── Dataset section ──
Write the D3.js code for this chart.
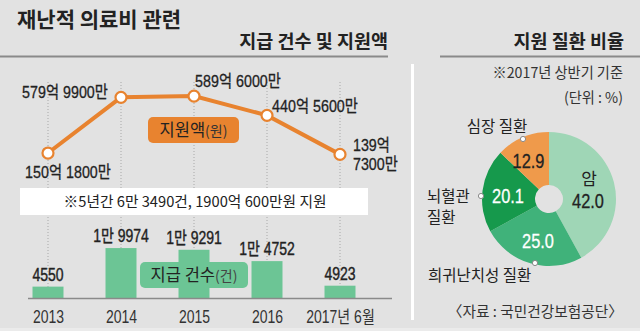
<!DOCTYPE html>
<html><head><meta charset="utf-8">
<script src="https://cdn.jsdelivr.net/npm/d3@7"></script>
<style>
body{margin:0;background:#e2e2e2;}
svg{display:block;}
</style></head>
<body><svg id="c" width="640" height="331"></svg>
<script>
const years = ["2013","2014","2015","2016","2017년 6월"];
const amounts = [150.18, 579.99, 589.60, 440.56, 139.73]; // 억원
const amountLabels = [["150억 1800만"],["579억 9900만"],["589억 6000만"],["440억 5600만"],["139억","7300만"]];
const counts = [4550, 19974, 19291, 14752, 4923];
const countLabels = ["4550","1만 9974","1만 9291","1만 4752","4923"];
const diseases = ["암","희귀난치성 질환","뇌혈관 질환","심장 질환"];
const shares = [42.0, 25.0, 20.1, 12.9];

const svg = d3.select("#c");
const KR = '"Noto Sans CJK KR","Noto Sans",sans-serif';
const NUM = '"Liberation Sans","Arial","Noto Sans CJK KR",sans-serif';

// condensed text helper
function ctext(parent, x, y, str, o={}){
  const g = parent.append("g").attr("transform",`translate(${x},${y}) scale(${o.sx||0.82},1)`);
  const t = g.append("text").attr("x",0).attr("y",0).attr("text-anchor",o.anchor||"middle")
    .attr("font-family",o.family||NUM).attr("font-size",o.size||17).attr("fill",o.fill||"#222")
    .attr("font-weight",o.weight||"normal").text(str);
  if(o.stroke){ t.attr("stroke",o.fill||"#222").attr("stroke-width",o.stroke); }
  return t;
}

svg.append("rect").attr("width",640).attr("height",331).attr("fill","#e2e2e2");
svg.append("rect").attr("y",328).attr("width",640).attr("height",3).attr("fill","#ebebeb");

// titles
svg.append("text").attr("x",17).attr("y",27).attr("font-family",KR).attr("font-weight","bold")
  .attr("font-size",21).attr("fill","#222").text("재난적 의료비 관련");
svg.append("text").attr("x",388).attr("y",48).attr("text-anchor","end").attr("font-family",KR).attr("font-weight","bold")
  .attr("font-size",18.5).attr("fill","#222").text("지급 건수 및 지원액");
svg.append("text").attr("x",624).attr("y",48).attr("text-anchor","end").attr("font-family",KR).attr("font-weight","bold")
  .attr("font-size",18.5).attr("fill","#222").text("지원 질환 비율");
svg.append("line").attr("x1",0).attr("x2",388).attr("y1",56.5).attr("y2",56.5).attr("stroke","#8a8a8a").attr("stroke-width",2);
svg.append("line").attr("x1",440).attr("x2",640).attr("y1",56.5).attr("y2",56.5).attr("stroke","#8a8a8a").attr("stroke-width",2);
svg.append("line").attr("x1",412.5).attr("x2",412.5).attr("y1",64).attr("y2",320).attr("stroke","#fff").attr("stroke-width",3);

// scales
const x = d3.scalePoint().domain(years).range([48,340]);
const yA = d3.scaleLinear().domain([0,600]).range([172.5,94.7]);
const yC = d3.scaleLinear().domain([0,20000]).range([298,248]);

// grid dotted lines
svg.append("g").selectAll("line").data(years).join("line")
  .attr("x1",d=>x(d)).attr("x2",d=>x(d)).attr("y1",82).attr("y2",298)
  .attr("stroke","#a8a8a8").attr("stroke-dasharray","1,2").attr("stroke-width",1);

// bars
const bw = 31;
svg.append("g").selectAll("rect").data(counts).join("rect")
  .attr("x",(d,i)=>x(years[i])-bw/2).attr("width",bw)
  .attr("y",d=>yC(d)).attr("height",d=>yC(0)-yC(d)).attr("fill","#6cc595");
countLabels.forEach((s,i)=>ctext(svg, x(years[i]), yC(counts[i])-6, s, {size:17.5, sx:0.8, stroke:0.4}));

// axis
const ax = svg.append("g").attr("transform","translate(0,298)")
  .call(d3.axisBottom(x).tickSize(0).tickPadding(8));
ax.select(".domain").remove();
svg.append("line").attr("x1",28).attr("x2",392).attr("y1",298.5).attr("y2",298.5).attr("stroke","#8a8a8a").attr("stroke-width",1.5);
ax.selectAll("text").attr("font-family",NUM).attr("font-size",17.5).attr("fill","#333").attr("dy","0.95em")
  .attr("transform","scale(0.8,1)");

// count legend box
svg.append("rect").attr("x",140).attr("y",262).attr("width",108).attr("height",26).attr("rx",5).attr("fill","#6cc595");
svg.append("text").attr("x",194).attr("y",281).attr("text-anchor","middle").attr("font-family",KR).attr("font-size",16.5).attr("fill","#222")
  .html('지급 건수<tspan font-size="14" fill="#444">(건)</tspan>');

// note box
svg.append("rect").attr("x",20).attr("y",188).attr("width",348).attr("height",27).attr("fill","#fff");
ctext(svg, 195, 207, "※5년간 6만 3490건, 1900억 600만원 지원", {family:KR, size:15, sx:0.98});

// line
const line = d3.line().x((d,i)=>x(years[i])).y(d=>yA(d));
svg.append("path").datum(amounts).attr("d",line).attr("fill","none").attr("stroke","#e8832f").attr("stroke-width",4);
svg.append("g").selectAll("circle").data(amounts).join("circle")
  .attr("cx",(d,i)=>x(years[i])).attr("cy",d=>yA(d)).attr("r",5.5)
  .attr("fill","#fff").attr("stroke","#e8832f").attr("stroke-width",2.2);

// amount labels
const lblPos = [{dx:20,dy:25,a:"middle"},{dx:-56,dy:1,a:"middle"},{dx:44,dy:-9,a:"middle"},{dx:48,dy:-3,a:"middle"},{dx:13,dy:-3,a:"start"}];
amountLabels.forEach((lines,i)=>{
  lines.forEach((s,j)=>ctext(svg, x(years[i])+lblPos[i].dx, yA(amounts[i])+lblPos[i].dy + j*19, s,
    {size:17, sx:0.84, anchor:lblPos[i].a, stroke:0.3}));
});

// amount legend box
svg.append("rect").attr("x",148).attr("y",117).attr("width",91).attr("height",26).attr("rx",5).attr("fill","#e8832f");
svg.append("text").attr("x",193.5).attr("y",136).attr("text-anchor","middle").attr("font-family",KR).attr("font-size",16.5).attr("fill","#222")
  .html('지원액<tspan font-size="14" fill="#333">(원)</tspan>');

// pie
const cx = 549, cy = 199, R = 67, r0 = 14;
const pieColors = ["#9fd6b6","#40b27a","#16994c","#ef9a4b"];
const arcs = d3.pie().sort(null).value(d=>d)(shares);
const arc = d3.arc().innerRadius(r0).outerRadius(R);
const pg = svg.append("g").attr("transform",`translate(${cx},${cy})`);
pg.selectAll("path").data(arcs).join("path").attr("d",arc).attr("fill",(d,i)=>pieColors[i]);
const valPos = [[39,9],[-11,49],[-41,4],[-20.5,-31]];
const valCol = ["#222","#fff","#fff","#222"];
arcs.forEach((a,i)=>ctext(pg, valPos[i][0], valPos[i][1], a.data.toFixed(1), {size:21, sx:0.78, fill:valCol[i], stroke:0.3}));
pg.append("text").attr("x",40).attr("y",-14).attr("text-anchor","middle").attr("font-family",KR).attr("font-size",17).attr("fill","#222").text(diseases[0]);

// leader dots
const dots = [[523,139],[481,196],[535,263]];
svg.append("g").selectAll("circle").data(dots).join("circle").attr("cx",d=>d[0]).attr("cy",d=>d[1]).attr("r",2.6)
  .attr("fill","#fff").attr("stroke","#888").attr("stroke-width",1);

svg.append("text").attr("x",497).attr("y",132).attr("text-anchor","middle").attr("font-family",KR).attr("font-size",15.5).attr("fill","#222").text(diseases[3]);
const bt = svg.append("text").attr("x",427).attr("y",202).attr("font-family",KR).attr("font-size",15.5).attr("fill","#222");
bt.append("tspan").attr("x",427).text("뇌혈관");
bt.append("tspan").attr("x",427).attr("dy",21).text("질환");
svg.append("text").attr("x",428).attr("y",281).attr("font-family",KR).attr("font-size",15.5).attr("fill","#222").text(diseases[1]);

ctext(svg, 623, 78, "※2017년 상반기 기준", {family:KR, size:14.5, sx:0.98, anchor:"end", fill:"#333"});
ctext(svg, 623, 103, "(단위 : %)", {family:KR, size:14.5, sx:0.98, anchor:"end", fill:"#333"});
ctext(svg, 623, 317, "〈자료 : 국민건강보험공단〉", {family:KR, size:15, sx:0.98, anchor:"end", fill:"#333"});
</script></body></html>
───
### Description of the task
Look at the listing and set down only the lines from its start through the line with "const shares = [42.0, 25.0, 20.1, 12.9];", word for word and without pictures.

### Written solution
Write the D3.js code for this chart.
<!DOCTYPE html>
<html><head><meta charset="utf-8">
<script src="https://cdn.jsdelivr.net/npm/d3@7"></script>
<style>
body{margin:0;background:#e2e2e2;}
svg{display:block;}
</style></head>
<body><svg id="c" width="640" height="331"></svg>
<script>
const years = ["2013","2014","2015","2016","2017년 6월"];
const amounts = [150.18, 579.99, 589.60, 440.56, 139.73]; // 억원
const amountLabels = [["150억 1800만"],["579억 9900만"],["589억 6000만"],["440억 5600만"],["139억","7300만"]];
const counts = [4550, 19974, 19291, 14752, 4923];
const countLabels = ["4550","1만 9974","1만 9291","1만 4752","4923"];
const diseases = ["암","희귀난치성 질환","뇌혈관 질환","심장 질환"];
const shares = [42.0, 25.0, 20.1, 12.9];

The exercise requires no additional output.